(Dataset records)

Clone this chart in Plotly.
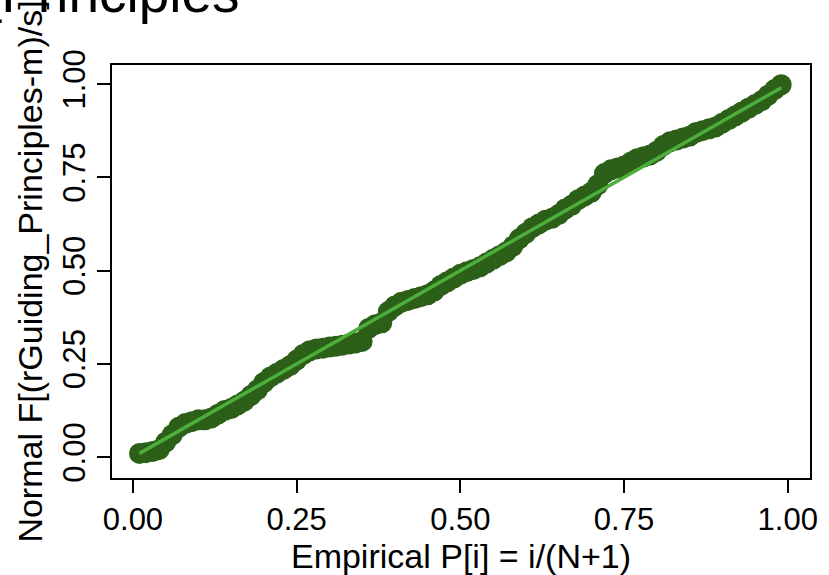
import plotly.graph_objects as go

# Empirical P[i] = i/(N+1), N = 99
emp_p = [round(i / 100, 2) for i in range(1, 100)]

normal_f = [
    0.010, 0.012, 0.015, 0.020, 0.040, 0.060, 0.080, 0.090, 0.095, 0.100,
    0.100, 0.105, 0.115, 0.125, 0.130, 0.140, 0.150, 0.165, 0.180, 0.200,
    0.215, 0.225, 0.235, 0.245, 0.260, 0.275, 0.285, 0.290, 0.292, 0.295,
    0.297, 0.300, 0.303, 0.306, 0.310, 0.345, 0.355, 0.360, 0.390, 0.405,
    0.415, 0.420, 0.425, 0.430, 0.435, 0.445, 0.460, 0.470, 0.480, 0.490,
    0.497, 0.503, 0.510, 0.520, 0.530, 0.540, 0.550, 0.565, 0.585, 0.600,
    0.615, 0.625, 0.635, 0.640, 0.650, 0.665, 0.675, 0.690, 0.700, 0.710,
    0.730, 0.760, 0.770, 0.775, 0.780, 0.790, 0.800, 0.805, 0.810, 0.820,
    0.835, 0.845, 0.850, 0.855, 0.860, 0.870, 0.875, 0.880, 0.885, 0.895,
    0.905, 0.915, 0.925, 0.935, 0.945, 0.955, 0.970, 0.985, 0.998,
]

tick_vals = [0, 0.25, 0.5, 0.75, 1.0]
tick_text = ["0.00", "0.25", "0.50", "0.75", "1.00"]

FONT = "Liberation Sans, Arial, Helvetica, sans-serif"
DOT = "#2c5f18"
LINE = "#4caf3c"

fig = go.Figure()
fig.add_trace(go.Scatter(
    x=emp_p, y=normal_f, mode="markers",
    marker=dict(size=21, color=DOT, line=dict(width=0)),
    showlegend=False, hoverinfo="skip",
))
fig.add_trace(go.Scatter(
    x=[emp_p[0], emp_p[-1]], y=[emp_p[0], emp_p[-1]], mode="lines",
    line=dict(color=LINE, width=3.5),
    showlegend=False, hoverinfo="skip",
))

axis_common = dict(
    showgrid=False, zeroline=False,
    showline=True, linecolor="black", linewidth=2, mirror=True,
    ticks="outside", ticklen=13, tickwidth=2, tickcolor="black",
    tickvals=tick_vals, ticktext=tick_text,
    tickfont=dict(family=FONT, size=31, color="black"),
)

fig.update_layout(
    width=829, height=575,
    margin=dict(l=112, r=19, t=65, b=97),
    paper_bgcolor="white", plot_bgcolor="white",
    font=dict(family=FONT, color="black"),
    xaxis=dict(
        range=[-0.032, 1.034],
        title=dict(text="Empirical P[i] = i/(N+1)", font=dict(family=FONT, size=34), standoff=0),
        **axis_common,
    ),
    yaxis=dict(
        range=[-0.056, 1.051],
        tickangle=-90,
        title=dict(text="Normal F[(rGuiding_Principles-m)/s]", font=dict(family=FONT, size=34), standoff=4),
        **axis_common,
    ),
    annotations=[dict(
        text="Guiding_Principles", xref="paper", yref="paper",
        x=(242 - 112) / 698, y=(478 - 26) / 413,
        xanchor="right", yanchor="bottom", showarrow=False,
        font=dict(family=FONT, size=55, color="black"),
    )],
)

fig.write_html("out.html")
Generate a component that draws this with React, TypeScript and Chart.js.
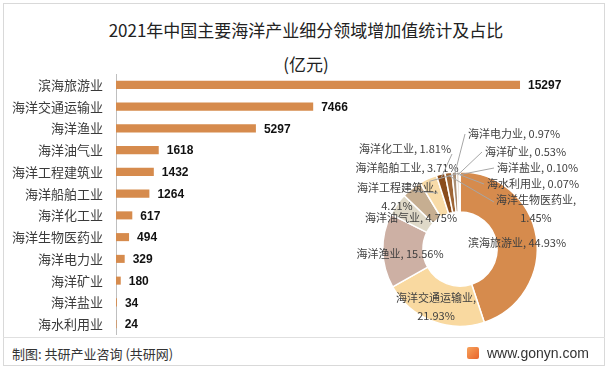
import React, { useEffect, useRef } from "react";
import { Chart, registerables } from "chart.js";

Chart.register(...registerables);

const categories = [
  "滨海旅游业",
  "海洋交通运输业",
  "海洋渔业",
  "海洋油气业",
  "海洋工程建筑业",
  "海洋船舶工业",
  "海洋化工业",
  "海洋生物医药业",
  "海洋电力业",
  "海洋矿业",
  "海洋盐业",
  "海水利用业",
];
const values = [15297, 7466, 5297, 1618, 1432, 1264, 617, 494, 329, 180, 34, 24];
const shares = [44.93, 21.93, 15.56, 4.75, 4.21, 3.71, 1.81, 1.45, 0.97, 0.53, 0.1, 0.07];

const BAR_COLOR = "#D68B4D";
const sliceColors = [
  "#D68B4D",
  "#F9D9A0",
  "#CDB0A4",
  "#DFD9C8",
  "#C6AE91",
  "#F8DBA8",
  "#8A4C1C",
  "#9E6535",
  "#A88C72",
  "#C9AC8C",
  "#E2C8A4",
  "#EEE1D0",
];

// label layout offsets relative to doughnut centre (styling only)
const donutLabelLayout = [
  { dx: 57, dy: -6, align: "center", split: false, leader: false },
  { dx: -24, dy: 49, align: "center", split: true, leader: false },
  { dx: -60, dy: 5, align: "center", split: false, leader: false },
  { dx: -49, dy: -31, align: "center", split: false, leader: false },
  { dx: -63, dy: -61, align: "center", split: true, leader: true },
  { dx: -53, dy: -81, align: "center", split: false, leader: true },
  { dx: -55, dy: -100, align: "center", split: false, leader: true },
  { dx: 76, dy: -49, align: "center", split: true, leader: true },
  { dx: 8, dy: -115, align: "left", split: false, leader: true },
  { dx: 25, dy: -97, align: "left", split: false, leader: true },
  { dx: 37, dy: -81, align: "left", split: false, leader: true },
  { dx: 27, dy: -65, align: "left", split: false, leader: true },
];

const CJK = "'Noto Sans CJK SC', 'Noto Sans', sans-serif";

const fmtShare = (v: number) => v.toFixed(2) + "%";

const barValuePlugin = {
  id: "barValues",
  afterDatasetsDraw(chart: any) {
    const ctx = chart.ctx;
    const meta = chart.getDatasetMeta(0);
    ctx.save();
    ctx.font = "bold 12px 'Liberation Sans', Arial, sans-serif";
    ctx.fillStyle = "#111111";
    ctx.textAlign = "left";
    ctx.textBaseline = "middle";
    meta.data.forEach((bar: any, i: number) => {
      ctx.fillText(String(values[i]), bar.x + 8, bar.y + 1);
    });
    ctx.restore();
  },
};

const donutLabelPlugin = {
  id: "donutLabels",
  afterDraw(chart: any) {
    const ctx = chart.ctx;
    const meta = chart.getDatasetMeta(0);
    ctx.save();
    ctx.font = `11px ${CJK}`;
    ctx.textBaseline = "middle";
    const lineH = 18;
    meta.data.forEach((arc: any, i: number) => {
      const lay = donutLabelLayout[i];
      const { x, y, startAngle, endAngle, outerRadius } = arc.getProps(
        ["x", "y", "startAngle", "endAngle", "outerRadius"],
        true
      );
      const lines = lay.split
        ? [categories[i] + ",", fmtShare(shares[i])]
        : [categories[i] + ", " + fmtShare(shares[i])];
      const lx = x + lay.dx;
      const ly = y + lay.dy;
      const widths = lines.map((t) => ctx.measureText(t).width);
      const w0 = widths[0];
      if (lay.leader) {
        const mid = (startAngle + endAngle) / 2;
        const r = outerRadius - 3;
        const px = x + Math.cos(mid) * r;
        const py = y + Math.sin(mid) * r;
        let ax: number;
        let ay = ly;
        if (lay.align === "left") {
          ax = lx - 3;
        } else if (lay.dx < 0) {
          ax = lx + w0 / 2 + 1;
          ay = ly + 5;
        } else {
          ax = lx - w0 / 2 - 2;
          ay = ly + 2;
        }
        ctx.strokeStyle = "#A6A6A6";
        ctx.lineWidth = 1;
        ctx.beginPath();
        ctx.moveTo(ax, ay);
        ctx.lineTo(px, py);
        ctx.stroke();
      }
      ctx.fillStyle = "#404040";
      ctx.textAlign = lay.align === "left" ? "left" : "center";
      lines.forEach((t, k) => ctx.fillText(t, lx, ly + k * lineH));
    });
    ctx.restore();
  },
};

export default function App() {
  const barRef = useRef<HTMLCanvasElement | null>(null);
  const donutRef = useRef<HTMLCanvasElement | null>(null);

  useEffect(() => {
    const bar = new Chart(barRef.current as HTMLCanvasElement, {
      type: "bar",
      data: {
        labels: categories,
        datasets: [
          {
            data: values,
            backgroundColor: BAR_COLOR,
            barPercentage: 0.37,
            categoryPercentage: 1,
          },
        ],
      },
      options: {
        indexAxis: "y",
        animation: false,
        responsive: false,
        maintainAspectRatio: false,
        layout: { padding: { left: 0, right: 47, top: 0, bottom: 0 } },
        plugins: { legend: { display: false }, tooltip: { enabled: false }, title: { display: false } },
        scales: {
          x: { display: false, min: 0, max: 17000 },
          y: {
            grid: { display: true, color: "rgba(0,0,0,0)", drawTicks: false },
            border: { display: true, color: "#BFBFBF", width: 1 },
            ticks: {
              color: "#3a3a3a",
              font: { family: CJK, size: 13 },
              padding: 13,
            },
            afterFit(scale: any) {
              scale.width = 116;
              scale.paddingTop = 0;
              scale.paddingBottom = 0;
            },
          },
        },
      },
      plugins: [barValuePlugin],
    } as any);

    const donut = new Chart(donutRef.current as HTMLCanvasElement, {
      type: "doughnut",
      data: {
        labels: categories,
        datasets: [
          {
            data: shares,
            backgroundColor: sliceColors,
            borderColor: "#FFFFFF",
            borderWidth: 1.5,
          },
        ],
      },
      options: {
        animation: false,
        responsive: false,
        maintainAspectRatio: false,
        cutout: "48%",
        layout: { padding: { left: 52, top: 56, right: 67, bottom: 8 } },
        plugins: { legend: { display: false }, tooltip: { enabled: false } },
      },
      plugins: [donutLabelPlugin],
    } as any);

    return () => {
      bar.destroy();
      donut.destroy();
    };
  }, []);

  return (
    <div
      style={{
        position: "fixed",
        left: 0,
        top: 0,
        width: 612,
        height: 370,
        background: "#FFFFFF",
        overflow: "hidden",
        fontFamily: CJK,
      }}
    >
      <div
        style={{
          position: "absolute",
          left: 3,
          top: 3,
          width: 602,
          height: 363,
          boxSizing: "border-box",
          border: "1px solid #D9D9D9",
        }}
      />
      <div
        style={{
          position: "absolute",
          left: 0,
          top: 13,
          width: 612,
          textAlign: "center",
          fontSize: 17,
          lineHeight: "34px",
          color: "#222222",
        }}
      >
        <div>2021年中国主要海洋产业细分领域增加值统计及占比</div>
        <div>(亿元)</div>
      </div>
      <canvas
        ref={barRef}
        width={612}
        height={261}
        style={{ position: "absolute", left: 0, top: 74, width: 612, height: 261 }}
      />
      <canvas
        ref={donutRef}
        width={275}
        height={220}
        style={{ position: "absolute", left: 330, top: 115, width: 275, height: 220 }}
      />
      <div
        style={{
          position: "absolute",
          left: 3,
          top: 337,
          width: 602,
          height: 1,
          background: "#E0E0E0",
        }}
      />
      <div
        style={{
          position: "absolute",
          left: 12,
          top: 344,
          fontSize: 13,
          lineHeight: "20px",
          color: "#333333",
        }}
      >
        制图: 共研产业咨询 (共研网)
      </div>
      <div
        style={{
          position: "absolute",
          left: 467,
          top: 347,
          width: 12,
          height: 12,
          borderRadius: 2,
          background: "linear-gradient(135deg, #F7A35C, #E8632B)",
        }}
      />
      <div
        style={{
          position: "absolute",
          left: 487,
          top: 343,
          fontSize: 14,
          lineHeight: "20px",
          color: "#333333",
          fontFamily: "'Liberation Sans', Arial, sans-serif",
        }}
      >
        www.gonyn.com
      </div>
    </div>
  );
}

- _JOB_:
The required output is the exact run of lines from the start of the records through the line containing "emp_p = [round(i", both ends included, with no pictures.

- _CORRECT RESULT_:
Clone this chart in Plotly.
import plotly.graph_objects as go

# Empirical P[i] = i/(N+1), N = 99
emp_p = [round(i / 100, 2) for i in range(1, 100)]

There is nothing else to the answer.